George Lucas is tired of his homeowners association. Some of the members have a problem with the film making studio he wanted to build (in addition to other studio space but part of the original plan). Fearing a legal hot mess, Lucas has ditched the idea for a film studio and decided to donate the land to a local non-profit that would use the land to develop affordable housing.
Some neighbors feel that Lucas is encouraging poor people to move into the neighborhood for spite. Lucas denies it.
Whether this is the high dollar version of a neighborly spat or simply a generous gift to society is difficult to judge, but the end result is that lower income people get housing and those same people get the advantages of living in a beautiful natural setting. Some of the neighbors aren’t very happy. This from the New York Times:
“It’s inciting class warfare,” said Carolyn Lenert, head of the North San Rafael Coalition of Residents. …

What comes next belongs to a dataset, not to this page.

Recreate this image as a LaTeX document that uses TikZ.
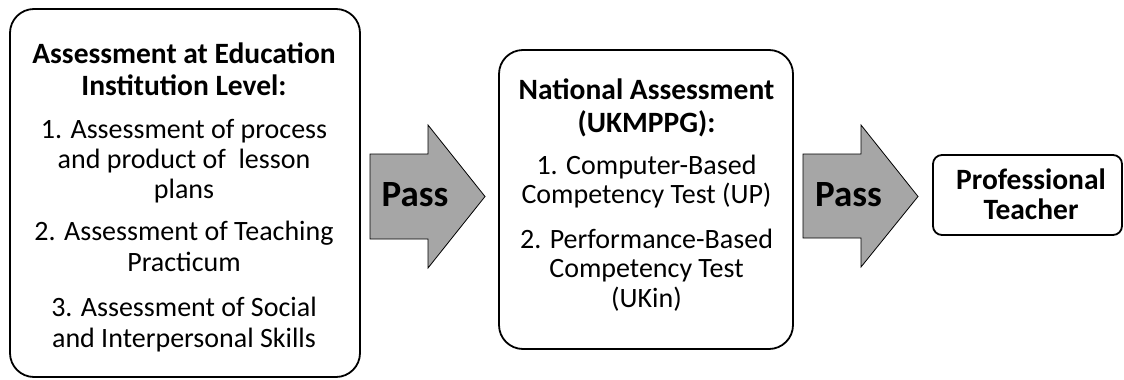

Whatever Mr. Lucas’s intentions, his announcement has unsettled a county whose famously liberal politics often sits uncomfortably with the issue of low-cost housing and where battles have been fought over such construction before…
In a telling fact, a family of four with an annual income of $88,800 can qualify for housing assistance in Marin,
This quarrel raises the old question: which comes first poverty or crime? Are those even the causes or effects that should be measured? What psychological studies show is the greater the inequality, the greater the loss of trust and sense of unfairness, the more unhappiness. A psychological science study finds this conclusion “Americans are happier when national wealth is distributed more evenly than when it is distributed unevenly.
“If the ultimate goal of society is to make its citizens happy,” they add, “then it is desirable to consider policies that produce more income equality, fairness, and general trust.”
So, back to Marin county, we find a beautiful and wealthy portion of the country that are sympathetic to progressive causes, but have a NIMBY attitude (Not in my backyard). From the NYPost piece, one neighbor wrote to another, ” You’re going to bring drug dealers, all this crime and lowlife in here.” Are their fears founded?
When everyone is poor, it’s harder to notice how exactly poor you are, when most are poor but a few are very rich, it’s easy to see how poor you are. When 40 hours of labor is not enough to afford the basic necessities, but another person can work fewer hours and live a life of opulence beyond most citizens wildest dreams, a question of fairness is bound to be asked.
That seems to be the staying meme of this election, “What is fair?”
A grown, working man in poverty looks at another grown, working, man with wealth and does not trust the system that rewards only one of them so richly for hard work. The game feels fixed and most Americans do not have the time or background to pursue the injustice (because they have to work so hard to stay right where they’re at). The lower income man distrusts the rich man for being suspect of gaming the system while breaking his back. The rich man doesn’t trust the poor man and suspects laziness, jealousy, and low morals. At some point, figuratively “stickin’ it to the man” might sound like fun to the working class. The security industry lets us know that there is no shortage of mistrust on the end of the wealthy either.
High disparity in income makes for an unhappy society. This is exacerbated when family and life sustaining jobs are very few and far between. When someone can find a job, the job may not suit them, may injure them, they may perform poorly, they may hate – in fact that describes lots of the part time, temporary, and off the books work that is constituting much of the work that goes on in America today. To actually find a job you are well suited for, prepared for, are paid a livable wage for, that has benefits, and can afford a middle class lifestyle is like finding a needle in a haystack. It used to be that most of the people I knew had those type of jobs, now, most of the people I know do not have those type of jobs.
For all of the cries of “social engineering” from “free marketers”, they must have missed the memo: Our society has been engineered, the corporations and their legion won. Bain Capital is a prime example. Companies like Bain have changed our society to one where most Americans can no longer afford the dream.